▶ **EXERCISE INSTRUCTIONS**
Leave out the pictures and restate the rest of the data exactly.

▶ **DATA SHOWN**
[start]

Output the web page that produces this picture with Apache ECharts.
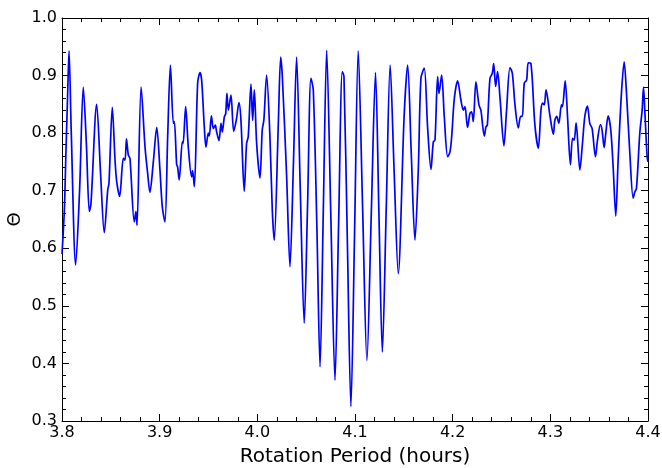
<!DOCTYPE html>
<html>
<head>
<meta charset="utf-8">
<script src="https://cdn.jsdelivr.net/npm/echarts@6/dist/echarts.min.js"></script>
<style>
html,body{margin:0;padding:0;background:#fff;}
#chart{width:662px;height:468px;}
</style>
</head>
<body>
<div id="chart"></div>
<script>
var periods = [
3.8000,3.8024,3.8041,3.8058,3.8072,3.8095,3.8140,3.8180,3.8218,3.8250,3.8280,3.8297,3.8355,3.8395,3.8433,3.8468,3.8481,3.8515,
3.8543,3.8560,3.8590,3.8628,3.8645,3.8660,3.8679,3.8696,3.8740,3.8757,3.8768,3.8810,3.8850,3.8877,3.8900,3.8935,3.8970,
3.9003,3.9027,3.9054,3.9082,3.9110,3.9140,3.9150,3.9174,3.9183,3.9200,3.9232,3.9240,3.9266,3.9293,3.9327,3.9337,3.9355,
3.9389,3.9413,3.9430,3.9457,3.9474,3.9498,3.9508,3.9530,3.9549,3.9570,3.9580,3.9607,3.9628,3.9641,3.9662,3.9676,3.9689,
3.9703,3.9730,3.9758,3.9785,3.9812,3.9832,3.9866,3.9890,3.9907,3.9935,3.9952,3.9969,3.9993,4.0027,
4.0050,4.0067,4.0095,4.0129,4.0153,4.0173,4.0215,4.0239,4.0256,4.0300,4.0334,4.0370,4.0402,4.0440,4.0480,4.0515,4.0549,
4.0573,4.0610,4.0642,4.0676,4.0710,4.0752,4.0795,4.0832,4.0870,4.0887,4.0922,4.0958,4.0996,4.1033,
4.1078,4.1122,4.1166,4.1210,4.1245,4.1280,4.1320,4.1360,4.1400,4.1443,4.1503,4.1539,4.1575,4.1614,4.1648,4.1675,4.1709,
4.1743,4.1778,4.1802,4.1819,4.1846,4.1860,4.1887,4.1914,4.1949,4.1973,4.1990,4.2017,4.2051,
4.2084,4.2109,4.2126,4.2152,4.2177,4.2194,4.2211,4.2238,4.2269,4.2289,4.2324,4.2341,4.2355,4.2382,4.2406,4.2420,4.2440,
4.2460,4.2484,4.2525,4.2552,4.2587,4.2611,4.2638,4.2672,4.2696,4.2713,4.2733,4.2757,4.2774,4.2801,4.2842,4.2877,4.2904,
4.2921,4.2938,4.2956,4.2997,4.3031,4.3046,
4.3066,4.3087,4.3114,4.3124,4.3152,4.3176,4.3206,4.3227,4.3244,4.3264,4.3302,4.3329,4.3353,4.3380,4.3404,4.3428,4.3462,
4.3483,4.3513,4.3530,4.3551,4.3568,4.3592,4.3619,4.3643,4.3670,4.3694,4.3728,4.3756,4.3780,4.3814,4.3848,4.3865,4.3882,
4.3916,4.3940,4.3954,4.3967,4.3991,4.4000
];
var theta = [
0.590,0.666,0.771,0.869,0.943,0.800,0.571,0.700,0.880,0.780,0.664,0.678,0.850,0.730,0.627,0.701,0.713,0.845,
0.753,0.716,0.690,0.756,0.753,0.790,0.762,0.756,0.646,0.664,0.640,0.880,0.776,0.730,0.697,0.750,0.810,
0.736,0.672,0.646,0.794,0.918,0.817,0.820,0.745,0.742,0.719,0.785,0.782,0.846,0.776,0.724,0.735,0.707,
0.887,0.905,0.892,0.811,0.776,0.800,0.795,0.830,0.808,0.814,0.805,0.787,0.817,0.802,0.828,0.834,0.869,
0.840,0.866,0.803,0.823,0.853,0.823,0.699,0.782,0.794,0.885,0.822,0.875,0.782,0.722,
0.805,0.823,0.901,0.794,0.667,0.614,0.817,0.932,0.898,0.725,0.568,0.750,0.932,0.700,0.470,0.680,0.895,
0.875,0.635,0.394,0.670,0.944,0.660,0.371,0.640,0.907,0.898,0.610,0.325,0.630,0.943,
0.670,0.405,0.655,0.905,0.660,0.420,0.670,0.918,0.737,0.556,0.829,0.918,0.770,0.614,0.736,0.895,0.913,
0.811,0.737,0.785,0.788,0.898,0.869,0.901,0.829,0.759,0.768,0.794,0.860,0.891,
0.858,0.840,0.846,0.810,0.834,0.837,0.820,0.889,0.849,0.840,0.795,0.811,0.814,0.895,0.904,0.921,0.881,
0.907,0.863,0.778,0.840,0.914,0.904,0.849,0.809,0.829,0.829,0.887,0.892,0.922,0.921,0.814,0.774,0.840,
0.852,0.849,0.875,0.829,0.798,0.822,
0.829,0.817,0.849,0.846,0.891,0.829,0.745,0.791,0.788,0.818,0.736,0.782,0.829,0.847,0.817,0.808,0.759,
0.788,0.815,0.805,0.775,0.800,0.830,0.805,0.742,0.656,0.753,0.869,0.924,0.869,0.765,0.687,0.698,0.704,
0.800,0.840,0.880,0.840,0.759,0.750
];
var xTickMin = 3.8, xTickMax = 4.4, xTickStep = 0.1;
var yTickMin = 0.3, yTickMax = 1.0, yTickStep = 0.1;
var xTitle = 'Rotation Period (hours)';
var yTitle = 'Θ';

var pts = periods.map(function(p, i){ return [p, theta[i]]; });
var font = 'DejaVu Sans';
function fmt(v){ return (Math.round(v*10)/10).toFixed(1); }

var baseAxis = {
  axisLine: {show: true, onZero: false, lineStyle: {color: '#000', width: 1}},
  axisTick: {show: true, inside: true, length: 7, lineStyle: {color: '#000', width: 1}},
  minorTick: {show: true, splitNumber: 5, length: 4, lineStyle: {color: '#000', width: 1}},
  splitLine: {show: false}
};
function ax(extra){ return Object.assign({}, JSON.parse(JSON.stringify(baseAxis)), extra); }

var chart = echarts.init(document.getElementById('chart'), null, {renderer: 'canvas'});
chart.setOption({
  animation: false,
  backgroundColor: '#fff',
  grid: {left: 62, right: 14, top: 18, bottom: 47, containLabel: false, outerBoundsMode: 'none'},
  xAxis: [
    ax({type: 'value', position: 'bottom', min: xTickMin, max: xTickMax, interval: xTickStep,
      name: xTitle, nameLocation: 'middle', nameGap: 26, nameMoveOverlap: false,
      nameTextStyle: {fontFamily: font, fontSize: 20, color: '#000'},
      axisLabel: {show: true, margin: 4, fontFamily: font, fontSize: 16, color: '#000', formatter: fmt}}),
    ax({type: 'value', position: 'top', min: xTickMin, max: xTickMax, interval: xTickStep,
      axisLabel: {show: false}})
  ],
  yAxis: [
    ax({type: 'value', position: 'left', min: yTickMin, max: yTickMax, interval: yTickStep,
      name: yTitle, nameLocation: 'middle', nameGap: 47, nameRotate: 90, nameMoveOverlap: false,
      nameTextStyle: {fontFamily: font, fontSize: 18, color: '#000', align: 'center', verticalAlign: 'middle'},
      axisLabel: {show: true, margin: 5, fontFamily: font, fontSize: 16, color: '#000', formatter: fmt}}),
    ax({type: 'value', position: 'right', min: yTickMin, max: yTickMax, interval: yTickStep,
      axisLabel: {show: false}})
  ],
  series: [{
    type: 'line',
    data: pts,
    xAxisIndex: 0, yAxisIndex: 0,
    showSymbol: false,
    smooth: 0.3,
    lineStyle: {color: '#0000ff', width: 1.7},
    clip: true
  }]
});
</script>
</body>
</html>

[end]

▶ **ANSWER**
Output the web page that produces this picture with Apache ECharts.
<!DOCTYPE html>
<html>
<head>
<meta charset="utf-8">
<script src="https://cdn.jsdelivr.net/npm/echarts@6/dist/echarts.min.js"></script>
<style>
html,body{margin:0;padding:0;background:#fff;}
#chart{width:662px;height:468px;}
</style>
</head>
<body>
<div id="chart"></div>
<script>
var periods = [
3.8000,3.8024,3.8041,3.8058,3.8072,3.8095,3.8140,3.8180,3.8218,3.8250,3.8280,3.8297,3.8355,3.8395,3.8433,3.8468,3.8481,3.8515,
3.8543,3.8560,3.8590,3.8628,3.8645,3.8660,3.8679,3.8696,3.8740,3.8757,3.8768,3.8810,3.8850,3.8877,3.8900,3.8935,3.8970,
3.9003,3.9027,3.9054,3.9082,3.9110,3.9140,3.9150,3.9174,3.9183,3.9200,3.9232,3.9240,3.9266,3.9293,3.9327,3.9337,3.9355,
3.9389,3.9413,3.9430,3.9457,3.9474,3.9498,3.9508,3.9530,3.9549,3.9570,3.9580,3.9607,3.9628,3.9641,3.9662,3.9676,3.9689,
3.9703,3.9730,3.9758,3.9785,3.9812,3.9832,3.9866,3.9890,3.9907,3.9935,3.9952,3.9969,3.9993,4.0027,
4.0050,4.0067,4.0095,4.0129,4.0153,4.0173,4.0215,4.0239,4.0256,4.0300,4.0334,4.0370,4.0402,4.0440,4.0480,4.0515,4.0549,
4.0573,4.0610,4.0642,4.0676,4.0710,4.0752,4.0795,4.0832,4.0870,4.0887,4.0922,4.0958,4.0996,4.1033,
4.1078,4.1122,4.1166,4.1210,4.1245,4.1280,4.1320,4.1360,4.1400,4.1443,4.1503,4.1539,4.1575,4.1614,4.1648,4.1675,4.1709,
4.1743,4.1778,4.1802,4.1819,4.1846,4.1860,4.1887,4.1914,4.1949,4.1973,4.1990,4.2017,4.2051,
4.2084,4.2109,4.2126,4.2152,4.2177,4.2194,4.2211,4.2238,4.2269,4.2289,4.2324,4.2341,4.2355,4.2382,4.2406,4.2420,4.2440,
4.2460,4.2484,4.2525,4.2552,4.2587,4.2611,4.2638,4.2672,4.2696,4.2713,4.2733,4.2757,4.2774,4.2801,4.2842,4.2877,4.2904,
4.2921,4.2938,4.2956,4.2997,4.3031,4.3046,
4.3066,4.3087,4.3114,4.3124,4.3152,4.3176,4.3206,4.3227,4.3244,4.3264,4.3302,4.3329,4.3353,4.3380,4.3404,4.3428,4.3462,
4.3483,4.3513,4.3530,4.3551,4.3568,4.3592,4.3619,4.3643,4.3670,4.3694,4.3728,4.3756,4.3780,4.3814,4.3848,4.3865,4.3882,
4.3916,4.3940,4.3954,4.3967,4.3991,4.4000
];
var theta = [
0.590,0.666,0.771,0.869,0.943,0.800,0.571,0.700,0.880,0.780,0.664,0.678,0.850,0.730,0.627,0.701,0.713,0.845,
0.753,0.716,0.690,0.756,0.753,0.790,0.762,0.756,0.646,0.664,0.640,0.880,0.776,0.730,0.697,0.750,0.810,
0.736,0.672,0.646,0.794,0.918,0.817,0.820,0.745,0.742,0.719,0.785,0.782,0.846,0.776,0.724,0.735,0.707,
0.887,0.905,0.892,0.811,0.776,0.800,0.795,0.830,0.808,0.814,0.805,0.787,0.817,0.802,0.828,0.834,0.869,
0.840,0.866,0.803,0.823,0.853,0.823,0.699,0.782,0.794,0.885,0.822,0.875,0.782,0.722,
0.805,0.823,0.901,0.794,0.667,0.614,0.817,0.932,0.898,0.725,0.568,0.750,0.932,0.700,0.470,0.680,0.895,
0.875,0.635,0.394,0.670,0.944,0.660,0.371,0.640,0.907,0.898,0.610,0.325,0.630,0.943,
0.670,0.405,0.655,0.905,0.660,0.420,0.670,0.918,0.737,0.556,0.829,0.918,0.770,0.614,0.736,0.895,0.913,
0.811,0.737,0.785,0.788,0.898,0.869,0.901,0.829,0.759,0.768,0.794,0.860,0.891,
0.858,0.840,0.846,0.810,0.834,0.837,0.820,0.889,0.849,0.840,0.795,0.811,0.814,0.895,0.904,0.921,0.881,
0.907,0.863,0.778,0.840,0.914,0.904,0.849,0.809,0.829,0.829,0.887,0.892,0.922,0.921,0.814,0.774,0.840,
0.852,0.849,0.875,0.829,0.798,0.822,
0.829,0.817,0.849,0.846,0.891,0.829,0.745,0.791,0.788,0.818,0.736,0.782,0.829,0.847,0.817,0.808,0.759,
0.788,0.815,0.805,0.775,0.800,0.830,0.805,0.742,0.656,0.753,0.869,0.924,0.869,0.765,0.687,0.698,0.704,
0.800,0.840,0.880,0.840,0.759,0.750
];
var xTickMin = 3.8, xTickMax = 4.4, xTickStep = 0.1;
var yTickMin = 0.3, yTickMax = 1.0, yTickStep = 0.1;
var xTitle = 'Rotation Period (hours)';
var yTitle = 'Θ';

var pts = periods.map(function(p, i){ return [p, theta[i]]; });
var font = 'DejaVu Sans';
function fmt(v){ return (Math.round(v*10)/10).toFixed(1); }

var baseAxis = {
  axisLine: {show: true, onZero: false, lineStyle: {color: '#000', width: 1}},
  axisTick: {show: true, inside: true, length: 7, lineStyle: {color: '#000', width: 1}},
  minorTick: {show: true, splitNumber: 5, length: 4, lineStyle: {color: '#000', width: 1}},
  splitLine: {show: false}
};
function ax(extra){ return Object.assign({}, JSON.parse(JSON.stringify(baseAxis)), extra); }

var chart = echarts.init(document.getElementById('chart'), null, {renderer: 'canvas'});
chart.setOption({
  animation: false,
  backgroundColor: '#fff',
  grid: {left: 62, right: 14, top: 18, bottom: 47, containLabel: false, outerBoundsMode: 'none'},
  xAxis: [
    ax({type: 'value', position: 'bottom', min: xTickMin, max: xTickMax, interval: xTickStep,
      name: xTitle, nameLocation: 'middle', nameGap: 26, nameMoveOverlap: false,
      nameTextStyle: {fontFamily: font, fontSize: 20, color: '#000'},
      axisLabel: {show: true, margin: 4, fontFamily: font, fontSize: 16, color: '#000', formatter: fmt}}),
    ax({type: 'value', position: 'top', min: xTickMin, max: xTickMax, interval: xTickStep,
      axisLabel: {show: false}})
  ],
  yAxis: [
    ax({type: 'value', position: 'left', min: yTickMin, max: yTickMax, interval: yTickStep,
      name: yTitle, nameLocation: 'middle', nameGap: 47, nameRotate: 90, nameMoveOverlap: false,
      nameTextStyle: {fontFamily: font, fontSize: 18, color: '#000', align: 'center', verticalAlign: 'middle'},
      axisLabel: {show: true, margin: 5, fontFamily: font, fontSize: 16, color: '#000', formatter: fmt}}),
    ax({type: 'value', position: 'right', min: yTickMin, max: yTickMax, interval: yTickStep,
      axisLabel: {show: false}})
  ],
  series: [{
    type: 'line',
    data: pts,
    xAxisIndex: 0, yAxisIndex: 0,
    showSymbol: false,
    smooth: 0.3,
    lineStyle: {color: '#0000ff', width: 1.7},
    clip: true
  }]
});
</script>
</body>
</html>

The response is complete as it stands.